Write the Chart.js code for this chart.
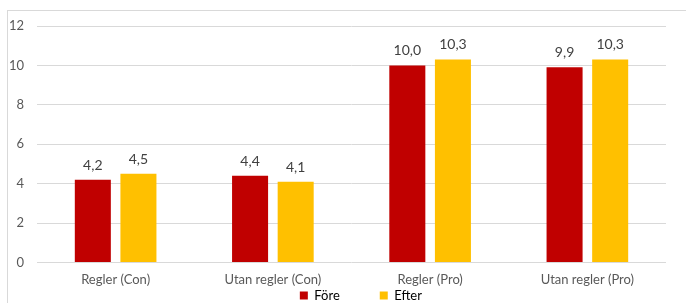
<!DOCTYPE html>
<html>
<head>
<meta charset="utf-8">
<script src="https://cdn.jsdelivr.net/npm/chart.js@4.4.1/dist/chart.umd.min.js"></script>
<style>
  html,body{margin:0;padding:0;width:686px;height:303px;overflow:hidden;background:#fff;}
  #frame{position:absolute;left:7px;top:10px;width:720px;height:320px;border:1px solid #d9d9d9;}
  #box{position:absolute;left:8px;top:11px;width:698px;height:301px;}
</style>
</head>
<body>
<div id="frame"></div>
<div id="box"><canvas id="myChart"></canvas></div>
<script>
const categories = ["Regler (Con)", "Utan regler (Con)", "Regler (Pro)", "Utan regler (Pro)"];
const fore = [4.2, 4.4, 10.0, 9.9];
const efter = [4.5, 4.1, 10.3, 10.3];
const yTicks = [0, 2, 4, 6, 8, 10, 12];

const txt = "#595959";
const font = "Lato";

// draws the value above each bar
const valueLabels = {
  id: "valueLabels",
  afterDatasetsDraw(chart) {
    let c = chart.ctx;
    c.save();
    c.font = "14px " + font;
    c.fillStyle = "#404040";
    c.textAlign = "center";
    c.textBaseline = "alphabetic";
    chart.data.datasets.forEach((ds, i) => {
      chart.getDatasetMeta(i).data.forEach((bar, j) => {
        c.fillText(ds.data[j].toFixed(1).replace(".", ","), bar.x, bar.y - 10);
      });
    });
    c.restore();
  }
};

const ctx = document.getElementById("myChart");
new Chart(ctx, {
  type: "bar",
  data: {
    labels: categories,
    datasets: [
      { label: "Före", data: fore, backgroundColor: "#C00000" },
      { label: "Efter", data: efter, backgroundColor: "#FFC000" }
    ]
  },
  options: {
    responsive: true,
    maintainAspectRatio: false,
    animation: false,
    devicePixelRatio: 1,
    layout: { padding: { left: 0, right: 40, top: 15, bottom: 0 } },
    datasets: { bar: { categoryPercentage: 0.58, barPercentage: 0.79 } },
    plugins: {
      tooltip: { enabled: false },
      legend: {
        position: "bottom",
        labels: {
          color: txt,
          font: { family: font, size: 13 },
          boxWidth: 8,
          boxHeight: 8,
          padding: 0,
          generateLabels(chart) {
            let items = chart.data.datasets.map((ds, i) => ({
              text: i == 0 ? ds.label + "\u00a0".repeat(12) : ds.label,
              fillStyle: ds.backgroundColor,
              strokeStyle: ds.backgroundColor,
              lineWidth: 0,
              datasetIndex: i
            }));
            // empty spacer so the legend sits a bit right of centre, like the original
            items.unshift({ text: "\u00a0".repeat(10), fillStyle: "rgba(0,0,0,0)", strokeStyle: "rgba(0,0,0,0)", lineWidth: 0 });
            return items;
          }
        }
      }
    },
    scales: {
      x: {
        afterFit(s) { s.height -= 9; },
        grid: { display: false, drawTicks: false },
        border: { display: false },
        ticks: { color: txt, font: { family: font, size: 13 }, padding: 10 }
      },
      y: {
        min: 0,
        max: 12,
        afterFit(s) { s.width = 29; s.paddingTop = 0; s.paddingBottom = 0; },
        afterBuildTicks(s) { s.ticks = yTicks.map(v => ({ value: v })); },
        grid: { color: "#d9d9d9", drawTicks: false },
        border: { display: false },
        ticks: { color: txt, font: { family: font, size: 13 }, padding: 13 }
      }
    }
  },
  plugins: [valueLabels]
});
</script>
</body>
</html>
---+---
### [TASK OBJECTIVE]
Restate the data above word for word. Do not include the images.

### [WRITTEN RESPONSE]
Write the Chart.js code for this chart.
<!DOCTYPE html>
<html>
<head>
<meta charset="utf-8">
<script src="https://cdn.jsdelivr.net/npm/chart.js@4.4.1/dist/chart.umd.min.js"></script>
<style>
  html,body{margin:0;padding:0;width:686px;height:303px;overflow:hidden;background:#fff;}
  #frame{position:absolute;left:7px;top:10px;width:720px;height:320px;border:1px solid #d9d9d9;}
  #box{position:absolute;left:8px;top:11px;width:698px;height:301px;}
</style>
</head>
<body>
<div id="frame"></div>
<div id="box"><canvas id="myChart"></canvas></div>
<script>
const categories = ["Regler (Con)", "Utan regler (Con)", "Regler (Pro)", "Utan regler (Pro)"];
const fore = [4.2, 4.4, 10.0, 9.9];
const efter = [4.5, 4.1, 10.3, 10.3];
const yTicks = [0, 2, 4, 6, 8, 10, 12];

const txt = "#595959";
const font = "Lato";

// draws the value above each bar
const valueLabels = {
  id: "valueLabels",
  afterDatasetsDraw(chart) {
    let c = chart.ctx;
    c.save();
    c.font = "14px " + font;
    c.fillStyle = "#404040";
    c.textAlign = "center";
    c.textBaseline = "alphabetic";
    chart.data.datasets.forEach((ds, i) => {
      chart.getDatasetMeta(i).data.forEach((bar, j) => {
        c.fillText(ds.data[j].toFixed(1).replace(".", ","), bar.x, bar.y - 10);
      });
    });
    c.restore();
  }
};

const ctx = document.getElementById("myChart");
new Chart(ctx, {
  type: "bar",
  data: {
    labels: categories,
    datasets: [
      { label: "Före", data: fore, backgroundColor: "#C00000" },
      { label: "Efter", data: efter, backgroundColor: "#FFC000" }
    ]
  },
  options: {
    responsive: true,
    maintainAspectRatio: false,
    animation: false,
    devicePixelRatio: 1,
    layout: { padding: { left: 0, right: 40, top: 15, bottom: 0 } },
    datasets: { bar: { categoryPercentage: 0.58, barPercentage: 0.79 } },
    plugins: {
      tooltip: { enabled: false },
      legend: {
        position: "bottom",
        labels: {
          color: txt,
          font: { family: font, size: 13 },
          boxWidth: 8,
          boxHeight: 8,
          padding: 0,
          generateLabels(chart) {
            let items = chart.data.datasets.map((ds, i) => ({
              text: i == 0 ? ds.label + "\u00a0".repeat(12) : ds.label,
              fillStyle: ds.backgroundColor,
              strokeStyle: ds.backgroundColor,
              lineWidth: 0,
              datasetIndex: i
            }));
            // empty spacer so the legend sits a bit right of centre, like the original
            items.unshift({ text: "\u00a0".repeat(10), fillStyle: "rgba(0,0,0,0)", strokeStyle: "rgba(0,0,0,0)", lineWidth: 0 });
            return items;
          }
        }
      }
    },
    scales: {
      x: {
        afterFit(s) { s.height -= 9; },
        grid: { display: false, drawTicks: false },
        border: { display: false },
        ticks: { color: txt, font: { family: font, size: 13 }, padding: 10 }
      },
      y: {
        min: 0,
        max: 12,
        afterFit(s) { s.width = 29; s.paddingTop = 0; s.paddingBottom = 0; },
        afterBuildTicks(s) { s.ticks = yTicks.map(v => ({ value: v })); },
        grid: { color: "#d9d9d9", drawTicks: false },
        border: { display: false },
        ticks: { color: txt, font: { family: font, size: 13 }, padding: 13 }
      }
    }
  },
  plugins: [valueLabels]
});
</script>
</body>
</html>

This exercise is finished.